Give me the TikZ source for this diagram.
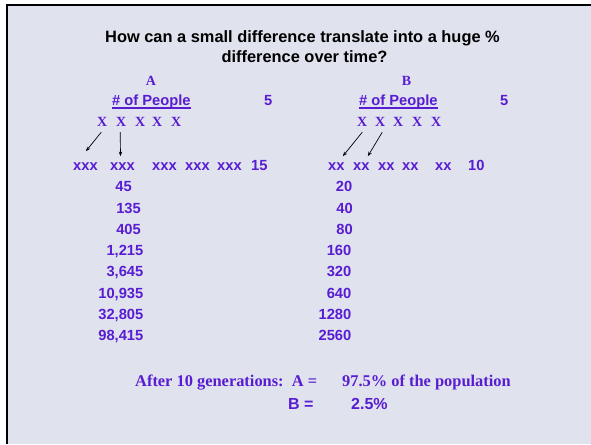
\documentclass[tikz,border=0pt]{standalone}
\usepackage{fontspec}
\setmainfont{Liberation Serif}
\setsansfont{Liberation Sans}
\usetikzlibrary{calc,arrows.meta}
\definecolor{bgc}{RGB}{224,227,238}
\definecolor{purp}{RGB}{88,28,210}
\tikzset{
  sanst/.style={font=\sffamily\bfseries\fontsize{14.7}{17}\selectfont, text=purp, inner sep=0pt, anchor=base west},
  sanse/.style={sanst, anchor=base east},
  seriftxt/.style={font=\rmfamily\bfseries\fontsize{14}{17}\selectfont, text=purp, inner sep=0pt, anchor=base west},
  bigserif/.style={font=\rmfamily\bfseries\fontsize{16.4}{19}\selectfont, text=purp, inner sep=0pt, anchor=base west},
  bigsans/.style={font=\sffamily\bfseries\fontsize{16}{19}\selectfont, text=purp, inner sep=0pt, anchor=base west},
  titletxt/.style={font=\sffamily\bfseries\fontsize{16.4}{19}\selectfont, text=black, inner sep=0pt, anchor=base},
  arr/.style={-{Stealth[length=4.5pt,width=3.5pt]}, line width=0.7pt, black},
  uline/.style={purp, line width=1.6pt}
}
\begin{document}
\begin{tikzpicture}[x=1pt,y=-1pt]
\useasboundingbox (0,0) rectangle (591,444);
\fill[white] (0,0) rectangle (591,444);
\fill[bgc] (7,5) rectangle (591,444);
\draw[black, line width=2.5pt] (7,444) -- (7,5) -- (591,5);

% title
\node[titletxt] (t1) at (302.5,43) {How can a small difference translate into a huge \%};
\node[titletxt] (t2) at (304.5,63) {difference over time?};

% headings
\node[seriftxt, anchor=base] (hA) at (151,85.5) {A};
\node[seriftxt, anchor=base] (hB) at (406.5,85.5) {B};
\node[sanst] (pplA) at (112,105.5) {\# of People};
\node[sanst] (pplB) at (359,105.5) {\# of People};
\draw[uline] ($(pplA.base west)+(0,2.2)$) -- ($(pplA.base east)+(0,2.2)$);
\draw[uline] ($(pplB.base west)+(0,2.2)$) -- ($(pplB.base east)+(0,2.2)$);
\node[sanst] (fiveA) at (264,105.5) {5};
\node[sanst] (fiveB) at (500,105.5) {5};

% X rows
\node[seriftxt] (XA1) at (97,126.5) {X};
\node[seriftxt] (XA2) at (116,126.5) {X};
\node[seriftxt] (XA3) at (135,126.5) {X};
\node[seriftxt] (XA4) at (152,126.5) {X};
\node[seriftxt] (XA5) at (171,126.5) {X};
\node[seriftxt] (XB1) at (357,126.5) {X};
\node[seriftxt] (XB2) at (375,126.5) {X};
\node[seriftxt] (XB3) at (393,126.5) {X};
\node[seriftxt] (XB4) at (412,126.5) {X};
\node[seriftxt] (XB5) at (431,126.5) {X};

% offspring rows
\node[sanst] (xA1) at (73,170.5) {xxx};
\node[sanst] (xA2) at (110,170.5) {xxx};
\node[sanst] (xA3) at (152,170.5) {xxx};
\node[sanst] (xA4) at (185,170.5) {xxx};
\node[sanst] (xA5) at (217,170.5) {xxx};
\node[sanst] (totA) at (251,170.5) {15};
\node[sanst] (xB1) at (328,170.5) {xx};
\node[sanst] (xB2) at (353,170.5) {xx};
\node[sanst] (xB3) at (378,170.5) {xx};
\node[sanst] (xB4) at (402,170.5) {xx};
\node[sanst] (xB5) at (435,170.5) {xx};
\node[sanst] (totB) at (468,170.5) {10};

% arrows
\draw[arr] ($(XA1.south)+(-1,5.5)$) -- ($(xA1.north)+(0.5,-11.4)$);
\draw[arr] ($(XA2.south)+(-1,5.5)$) -- ($(xA2.north)+(-2,-6.4)$);
\draw[arr] ($(XB1.south)+(0,5.5)$) -- ($(xB1.north)+(6.5,-6.4)$);
\draw[arr] ($(XB2.south)+(2,5.5)$) -- ($(xB2.north)+(6.5,-6.4)$);

% column A
\node[sanse] (a1) at (132,191) {45};
\node[sanse] (a2) at (141,213) {135};
\node[sanse] (a3) at (141,234) {405};
\node[sanse] (a4) at (143.5,255) {1,215};
\node[sanse] (a5) at (143.5,276) {3,645};
\node[sanse] (a6) at (143.5,298) {10,935};
\node[sanse] (a7) at (143.5,319) {32,805};
\node[sanse] (a8) at (143.5,340) {98,415};

% column B
\node[sanse] (b1) at (352.5,191) {20};
\node[sanse] (b2) at (353,213) {40};
\node[sanse] (b3) at (353,234) {80};
\node[sanse] (b4) at (351.5,255) {160};
\node[sanse] (b5) at (351.5,276) {320};
\node[sanse] (b6) at (351.5,298) {640};
\node[sanse] (b7) at (351.5,319) {1280};
\node[sanse] (b8) at (351.5,340) {2560};

% summary
\node[bigserif] (sumA) at (135,386.5) {After 10 generations:\ \ A =};
\node[bigserif] (pctA) at (342,386.5) {97.5\% of the population};
\node[bigsans] (sumB) at (288,409) {B =};
\node[bigsans] (pctB) at (351,409) {2.5\%};
\end{tikzpicture}
\end{document}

········

**Goal**
Reproduce the data above word for word from its first line through the line that holds "(fiveB) at (500,105.5)", both ends included; skip pictures.

**Worked answer**
Give me the TikZ source for this diagram.
\documentclass[tikz,border=0pt]{standalone}
\usepackage{fontspec}
\setmainfont{Liberation Serif}
\setsansfont{Liberation Sans}
\usetikzlibrary{calc,arrows.meta}
\definecolor{bgc}{RGB}{224,227,238}
\definecolor{purp}{RGB}{88,28,210}
\tikzset{
  sanst/.style={font=\sffamily\bfseries\fontsize{14.7}{17}\selectfont, text=purp, inner sep=0pt, anchor=base west},
  sanse/.style={sanst, anchor=base east},
  seriftxt/.style={font=\rmfamily\bfseries\fontsize{14}{17}\selectfont, text=purp, inner sep=0pt, anchor=base west},
  bigserif/.style={font=\rmfamily\bfseries\fontsize{16.4}{19}\selectfont, text=purp, inner sep=0pt, anchor=base west},
  bigsans/.style={font=\sffamily\bfseries\fontsize{16}{19}\selectfont, text=purp, inner sep=0pt, anchor=base west},
  titletxt/.style={font=\sffamily\bfseries\fontsize{16.4}{19}\selectfont, text=black, inner sep=0pt, anchor=base},
  arr/.style={-{Stealth[length=4.5pt,width=3.5pt]}, line width=0.7pt, black},
  uline/.style={purp, line width=1.6pt}
}
\begin{document}
\begin{tikzpicture}[x=1pt,y=-1pt]
\useasboundingbox (0,0) rectangle (591,444);
\fill[white] (0,0) rectangle (591,444);
\fill[bgc] (7,5) rectangle (591,444);
\draw[black, line width=2.5pt] (7,444) -- (7,5) -- (591,5);

% title
\node[titletxt] (t1) at (302.5,43) {How can a small difference translate into a huge \%};
\node[titletxt] (t2) at (304.5,63) {difference over time?};

% headings
\node[seriftxt, anchor=base] (hA) at (151,85.5) {A};
\node[seriftxt, anchor=base] (hB) at (406.5,85.5) {B};
\node[sanst] (pplA) at (112,105.5) {\# of People};
\node[sanst] (pplB) at (359,105.5) {\# of People};
\draw[uline] ($(pplA.base west)+(0,2.2)$) -- ($(pplA.base east)+(0,2.2)$);
\draw[uline] ($(pplB.base west)+(0,2.2)$) -- ($(pplB.base east)+(0,2.2)$);
\node[sanst] (fiveA) at (264,105.5) {5};
\node[sanst] (fiveB) at (500,105.5) {5};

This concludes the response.